Despite South Sudan’s wealth of resources and wide cultivable areas, the governor of Central Equatoria state recently began sales of imported food products.
How long will South Sudan continue to be mediocre? Isn’t it a waste of resources? It is self-evident that the first priority of any administration should be security and a good road network inside the nation to facilitate mobility.
Recently, NCMP highlighted how food is wasted on fields due to a lack of adequate roads to carry it to markets where it is required. Instead of squandering money, there is a lot of food in different parts of the equatorial region that can feed the whole country’s population.
Isn’t it past time for the government to seize the bull by the horns? According to the state’s Facebook page, Governor Emmanuel Adil Anthony has started sales of various food items coordinated by the State Investment Corporation in collaboration with the State Ministry of Finance, Planning, and Investment.
The grand launch, themed “Delivering Quality and Accessible Products at Affordable Prices,” aims to create a competitive market that attempts to decrease the costs of basic commodities in a secondary way.
As several South Sudanese have correctly said, it is preferable to engage in highly automated agricultural techniques across Central Equatoria, particularly in Lainya, Kajokeji, Nimule, Lobonok, and other high yield crop-producing regions, thus activating the food chain processes.

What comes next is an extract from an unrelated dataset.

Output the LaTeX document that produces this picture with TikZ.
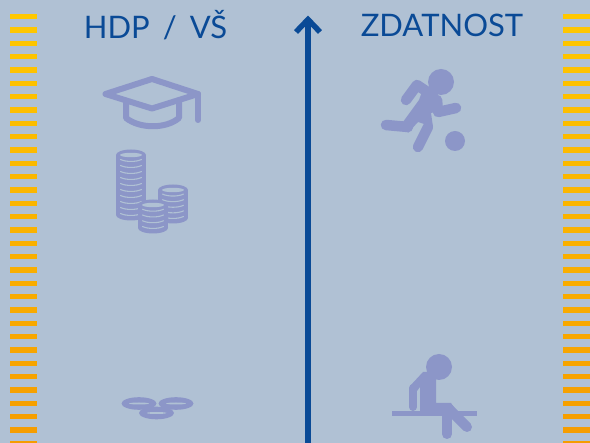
\documentclass[tikz,border=0pt]{standalone}
\usepackage{fontspec}
\setmainfont{Lato}
\definecolor{bgc}{HTML}{B0C1D4}
\definecolor{iconc}{HTML}{8C96C8}
\definecolor{bluec}{HTML}{0A4A96}
\definecolor{stopa}{HTML}{FFC800}
\definecolor{stopb}{HTML}{F59C00}
\tikzset{
  limb/.style={draw=iconc,line cap=round,line join=round},
  title/.style={text=bluec,inner sep=0pt,anchor=base},
}
\newcommand{\coinstack}[4]{% cx, top y, bottom y, count
  \pgfmathsetmacro{\stp}{(#3-#2)/#4}
  \fill[iconc] (#1,#2) ellipse[x radius=15,y radius=5.5];
  \fill[iconc] (#1,#3) ellipse[x radius=15,y radius=5.5];
  \fill[iconc] (#1-15,#2) rectangle (#1+15,#3);
  \fill[bgc] (#1,#2) ellipse[x radius=11,y radius=2.2];
  \foreach \k in {1,...,#4}{
    \pgfmathsetmacro{\yk}{#2+\k*\stp-1.5}
    \draw[bgc,line width=1.1pt,line cap=round] (#1-10.5,\yk) .. controls (#1-5,\yk+2.6) and (#1+5,\yk+2.6) .. (#1+10.5,\yk);
  }
}
\begin{document}
\begin{tikzpicture}[x=1pt,y=-1pt]
\fill[bgc] (0,0) rectangle (590,443);
\useasboundingbox (0,0) rectangle (590,443);
% stripes
\foreach \i in {0,...,32}{
  \pgfmathsetmacro{\yy}{16.7+13.33*\i}
  \pgfmathtruncatemacro{\mix}{100-\i*100/32}
  \fill[stopa!\mix!stopb] (10,\yy-2.6) rectangle (37,\yy+2.6);
  \fill[stopa!\mix!stopb] (563,\yy-2.6) rectangle (590,\yy+2.6);
}
% titles
\node[title] (hdp) at (155.5,39) {\fontsize{31}{31}\selectfont HDP\hspace{0.42em}/\hspace{0.42em}VŠ};
\node[title] (zdat) at (442,37) {\fontsize{31}{32}\selectfont ZDATNOST};
% axis
\coordinate (axisbot) at (308,443);
\coordinate (axistop) at (308,20);
\draw[bluec,line width=5.5pt] (axisbot) -- (axistop);
\draw[bluec,line width=5.5pt,line join=miter] (296,32) -- (308,19.5) -- (320,32);
% cap
\draw[limb,line width=6pt,fill=none] (105.5,94) -- (152,79) -- (198,94) -- (152,108.5) -- cycle;
\draw[limb,line width=6pt] (198,94) -- (198,120);
\draw[limb,line width=6pt] (126,102) -- (126,118) .. controls (140,129) and (166,129) .. (179,118) -- (179,101);
% coin stacks
\coinstack{131}{155}{215}{10}
\coinstack{173}{190}{218}{5}
\coinstack{153}{205}{228}{4}
% bottom coins
\foreach \cx/\cy/\w in {139/403.5/10,176/403.5/10,156.5/413/10}{
  \fill[iconc] (\cx,\cy) ellipse[x radius=17.5,y radius=6.3];
  \fill[bgc] (\cx,\cy) ellipse[x radius=\w,y radius=1];
}
% runner
\fill[iconc] (441,82) circle[radius=13];
\fill[iconc] (455,141) circle[radius=10];
\draw[limb,line width=10.5pt] (406,100) -- (417,85) -- (432,95);
\fill[iconc] (424,86) -- (436,90) -- (438,95) -- (442,110) -- (431,113) -- (433,127) -- (418,122) -- (408,133) -- (403,122) -- (419,100) -- cycle;
\draw[limb,line width=10.5pt] (437,100) -- (438,112) -- (456,108);
\draw[limb,line width=10.5pt] (408,127) -- (386,125);
\draw[limb,line width=10.5pt] (428,127) -- (418,147);
% sitter
\fill[iconc] (439,367) circle[radius=13];
\fill[iconc] (392,411) rectangle (477,416);
\fill[iconc] (410,386) -- (423,372) -- (436,372) -- (436,403) -- (451,403) -- (458,413) -- (420,413) -- (420,387) -- (417,391) -- cycle;
\draw[limb,line width=8pt] (413,388) -- (413,407);
\draw[limb,line width=10pt] (447,410) -- (447,434);
\draw[limb,line width=10pt] (449,409) -- (467,427);
\end{tikzpicture}
\end{document}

Youth jobs will be generated, and the state will celebrate exports rather than imports. South Sudan’s land is extremely rich, yet it seems that there are no clever and inventive minds in power.
Why should a government rejoice at the arrival of foreign goods? The administration is expected to utilize it as a palliative in order to accomplish the larger aim of producing and exporting. Nobody expects the government to hold an event in response to such an act.
According to the governor’s address at the occasion, the act’s goal is in accordance with the State’s strategic direction of making more vigorous efforts toward the recovery of the economy via subsidiaries of vital commodities in the free market economy.
Governor Adil also reaffirmed his administration’s commitment to pursuing more citizen-driven investment opportunities, and he urged the public to join the relevant government institutions in their efforts to provide effective service delivery to the local population, particularly the most vulnerable communities across the state.
Hon.Tereza Angelo Lazarous, CESIA/C, revealed that the company had bought three hundred and twenty-eight (328) tons of various food products from Uganda, including brown sugar, wheat flour, beans, and cooking oil.
Solving security issues, repairing roads, constructing drainage systems to prevent floods, and investing in automated farming techniques may be a longer path to a prosperous South Sudan, but it is the best one.